START COLLECTED MATERIAL
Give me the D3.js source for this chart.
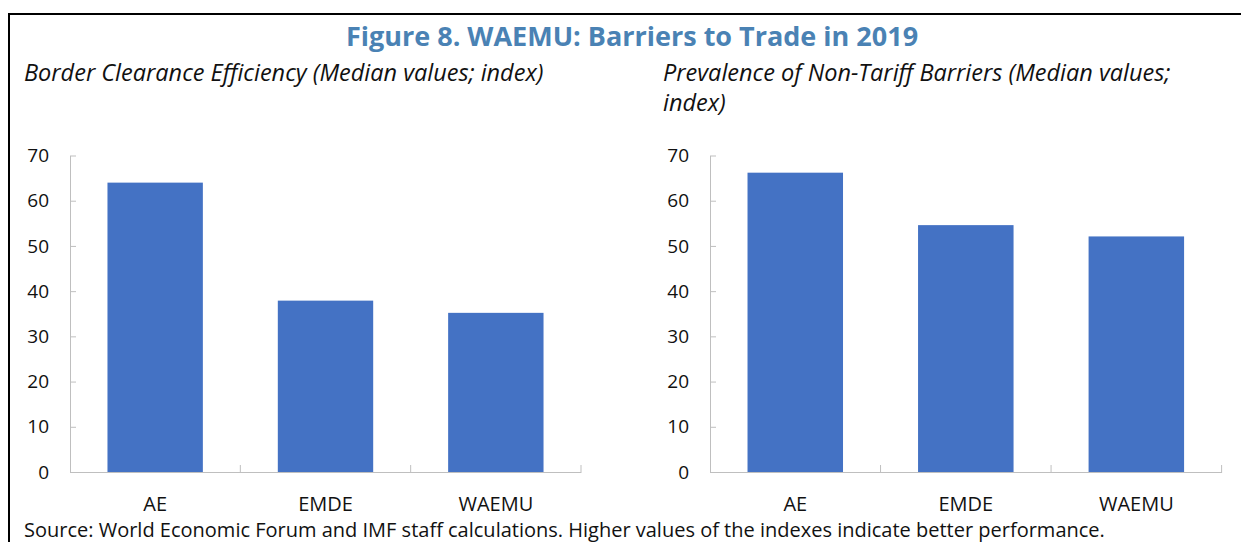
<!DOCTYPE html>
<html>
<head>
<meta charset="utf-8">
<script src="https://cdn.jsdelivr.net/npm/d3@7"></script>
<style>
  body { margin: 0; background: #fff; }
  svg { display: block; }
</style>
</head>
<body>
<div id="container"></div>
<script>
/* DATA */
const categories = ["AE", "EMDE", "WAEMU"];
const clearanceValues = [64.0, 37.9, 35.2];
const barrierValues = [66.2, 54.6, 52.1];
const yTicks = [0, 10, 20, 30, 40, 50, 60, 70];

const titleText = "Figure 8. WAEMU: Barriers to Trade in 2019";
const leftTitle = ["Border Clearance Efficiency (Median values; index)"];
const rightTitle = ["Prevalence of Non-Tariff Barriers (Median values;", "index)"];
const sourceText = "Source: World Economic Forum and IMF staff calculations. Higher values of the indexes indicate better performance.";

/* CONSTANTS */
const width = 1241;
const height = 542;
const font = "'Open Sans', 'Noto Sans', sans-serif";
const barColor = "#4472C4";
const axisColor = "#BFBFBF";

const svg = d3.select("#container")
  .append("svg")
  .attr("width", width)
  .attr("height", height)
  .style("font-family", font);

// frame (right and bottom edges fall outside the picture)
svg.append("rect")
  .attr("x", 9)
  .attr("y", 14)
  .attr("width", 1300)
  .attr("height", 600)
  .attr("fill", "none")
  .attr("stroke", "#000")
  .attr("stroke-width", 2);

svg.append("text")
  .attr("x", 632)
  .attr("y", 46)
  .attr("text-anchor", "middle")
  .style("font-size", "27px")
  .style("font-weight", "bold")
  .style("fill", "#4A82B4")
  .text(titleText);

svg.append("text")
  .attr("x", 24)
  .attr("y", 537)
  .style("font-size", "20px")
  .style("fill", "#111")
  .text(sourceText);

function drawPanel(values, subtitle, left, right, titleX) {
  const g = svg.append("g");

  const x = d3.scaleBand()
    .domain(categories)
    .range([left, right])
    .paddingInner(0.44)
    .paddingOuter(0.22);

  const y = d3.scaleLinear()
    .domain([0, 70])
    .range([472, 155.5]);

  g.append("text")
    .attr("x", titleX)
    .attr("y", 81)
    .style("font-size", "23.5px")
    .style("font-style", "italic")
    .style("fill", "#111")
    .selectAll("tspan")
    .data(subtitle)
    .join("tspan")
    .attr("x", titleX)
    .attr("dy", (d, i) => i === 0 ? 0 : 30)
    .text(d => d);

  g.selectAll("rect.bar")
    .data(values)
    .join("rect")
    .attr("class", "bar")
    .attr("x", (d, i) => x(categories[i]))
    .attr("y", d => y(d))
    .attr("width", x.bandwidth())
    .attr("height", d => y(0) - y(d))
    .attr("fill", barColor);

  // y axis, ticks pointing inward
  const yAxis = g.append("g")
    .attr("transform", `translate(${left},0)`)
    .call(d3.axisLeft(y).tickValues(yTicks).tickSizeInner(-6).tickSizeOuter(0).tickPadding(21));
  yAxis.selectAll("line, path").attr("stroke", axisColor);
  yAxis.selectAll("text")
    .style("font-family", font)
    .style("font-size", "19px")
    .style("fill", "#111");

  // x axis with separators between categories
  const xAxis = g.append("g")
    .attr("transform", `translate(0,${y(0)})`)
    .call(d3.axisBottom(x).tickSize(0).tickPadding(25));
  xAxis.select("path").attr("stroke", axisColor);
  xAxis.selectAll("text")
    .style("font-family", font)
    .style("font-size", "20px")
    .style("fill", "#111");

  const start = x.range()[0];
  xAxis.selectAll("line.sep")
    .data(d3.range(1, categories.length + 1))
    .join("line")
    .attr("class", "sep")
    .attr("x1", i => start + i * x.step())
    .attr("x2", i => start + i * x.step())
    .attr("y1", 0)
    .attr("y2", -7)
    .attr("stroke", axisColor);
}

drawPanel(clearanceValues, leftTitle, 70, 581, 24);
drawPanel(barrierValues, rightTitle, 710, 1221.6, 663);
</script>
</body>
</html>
END COLLECTED MATERIAL
Reproduce the listing exactly. Leave its pictures out.

Give me the D3.js source for this chart.
<!DOCTYPE html>
<html>
<head>
<meta charset="utf-8">
<script src="https://cdn.jsdelivr.net/npm/d3@7"></script>
<style>
  body { margin: 0; background: #fff; }
  svg { display: block; }
</style>
</head>
<body>
<div id="container"></div>
<script>
/* DATA */
const categories = ["AE", "EMDE", "WAEMU"];
const clearanceValues = [64.0, 37.9, 35.2];
const barrierValues = [66.2, 54.6, 52.1];
const yTicks = [0, 10, 20, 30, 40, 50, 60, 70];

const titleText = "Figure 8. WAEMU: Barriers to Trade in 2019";
const leftTitle = ["Border Clearance Efficiency (Median values; index)"];
const rightTitle = ["Prevalence of Non-Tariff Barriers (Median values;", "index)"];
const sourceText = "Source: World Economic Forum and IMF staff calculations. Higher values of the indexes indicate better performance.";

/* CONSTANTS */
const width = 1241;
const height = 542;
const font = "'Open Sans', 'Noto Sans', sans-serif";
const barColor = "#4472C4";
const axisColor = "#BFBFBF";

const svg = d3.select("#container")
  .append("svg")
  .attr("width", width)
  .attr("height", height)
  .style("font-family", font);

// frame (right and bottom edges fall outside the picture)
svg.append("rect")
  .attr("x", 9)
  .attr("y", 14)
  .attr("width", 1300)
  .attr("height", 600)
  .attr("fill", "none")
  .attr("stroke", "#000")
  .attr("stroke-width", 2);

svg.append("text")
  .attr("x", 632)
  .attr("y", 46)
  .attr("text-anchor", "middle")
  .style("font-size", "27px")
  .style("font-weight", "bold")
  .style("fill", "#4A82B4")
  .text(titleText);

svg.append("text")
  .attr("x", 24)
  .attr("y", 537)
  .style("font-size", "20px")
  .style("fill", "#111")
  .text(sourceText);

function drawPanel(values, subtitle, left, right, titleX) {
  const g = svg.append("g");

  const x = d3.scaleBand()
    .domain(categories)
    .range([left, right])
    .paddingInner(0.44)
    .paddingOuter(0.22);

  const y = d3.scaleLinear()
    .domain([0, 70])
    .range([472, 155.5]);

  g.append("text")
    .attr("x", titleX)
    .attr("y", 81)
    .style("font-size", "23.5px")
    .style("font-style", "italic")
    .style("fill", "#111")
    .selectAll("tspan")
    .data(subtitle)
    .join("tspan")
    .attr("x", titleX)
    .attr("dy", (d, i) => i === 0 ? 0 : 30)
    .text(d => d);

  g.selectAll("rect.bar")
    .data(values)
    .join("rect")
    .attr("class", "bar")
    .attr("x", (d, i) => x(categories[i]))
    .attr("y", d => y(d))
    .attr("width", x.bandwidth())
    .attr("height", d => y(0) - y(d))
    .attr("fill", barColor);

  // y axis, ticks pointing inward
  const yAxis = g.append("g")
    .attr("transform", `translate(${left},0)`)
    .call(d3.axisLeft(y).tickValues(yTicks).tickSizeInner(-6).tickSizeOuter(0).tickPadding(21));
  yAxis.selectAll("line, path").attr("stroke", axisColor);
  yAxis.selectAll("text")
    .style("font-family", font)
    .style("font-size", "19px")
    .style("fill", "#111");

  // x axis with separators between categories
  const xAxis = g.append("g")
    .attr("transform", `translate(0,${y(0)})`)
    .call(d3.axisBottom(x).tickSize(0).tickPadding(25));
  xAxis.select("path").attr("stroke", axisColor);
  xAxis.selectAll("text")
    .style("font-family", font)
    .style("font-size", "20px")
    .style("fill", "#111");

  const start = x.range()[0];
  xAxis.selectAll("line.sep")
    .data(d3.range(1, categories.length + 1))
    .join("line")
    .attr("class", "sep")
    .attr("x1", i => start + i * x.step())
    .attr("x2", i => start + i * x.step())
    .attr("y1", 0)
    .attr("y2", -7)
    .attr("stroke", axisColor);
}

drawPanel(clearanceValues, leftTitle, 70, 581, 24);
drawPanel(barrierValues, rightTitle, 710, 1221.6, 663);
</script>
</body>
</html>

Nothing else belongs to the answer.